I would love to see real people in the way of different body types and certainly fresh faces of every day yogins (teachers and students alike) who are out in the world making a difference locally, appear on the cover and within the magazine. So if this is the way to make that happen, them maybe it's something to consider and support even if it is a voting contest disguised as a "talent search". I do think it's important to determine how much weight is being put into this from the standpoint of those who are in the big running pool and of those voting alike...and yes, those who are put off by it as well. There are so many different angels to consider here.
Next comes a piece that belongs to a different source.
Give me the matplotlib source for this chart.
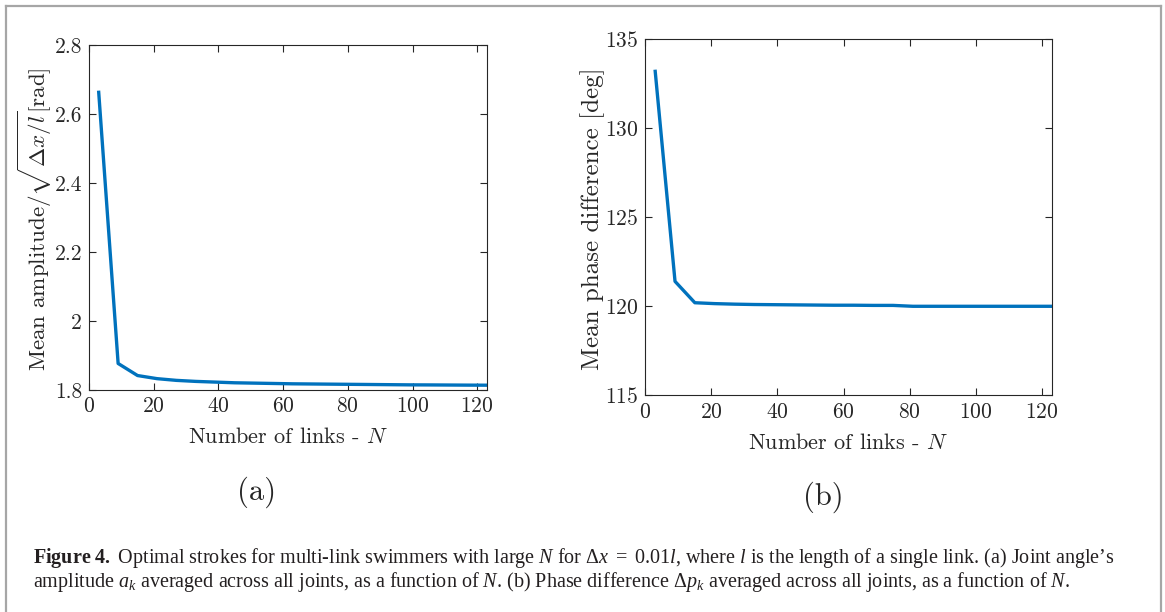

This whole discussion has me wondering what it is, as a society and culture, we put our value into. What is a healthy goal? I'm making no secret of the fact that I would love to be in the magazine and it might be an accomplishment ("fulfillment of desire") but I fully understand the basis of the process. It would certainly be a honor but it's not my "skill" or "talent" that would make it happen, its public votes...and that's OK but lets call a spade a spade and not for a second let our egos convince us otherwise. I wish the same for my peers. I'm grateful to be known and recognized in my yoga community and I hold that with humility and want to support my peers and the wonderful teachers around me and certainly those teachers who might be under the radar and not as well known. In doing so, I encourage them all to put themselves out there in this way because with the international big fish publications and local ones alike, it may very well be the only means to highlighting "real world", everyday yogins who are out there changing lives, and doing it every day.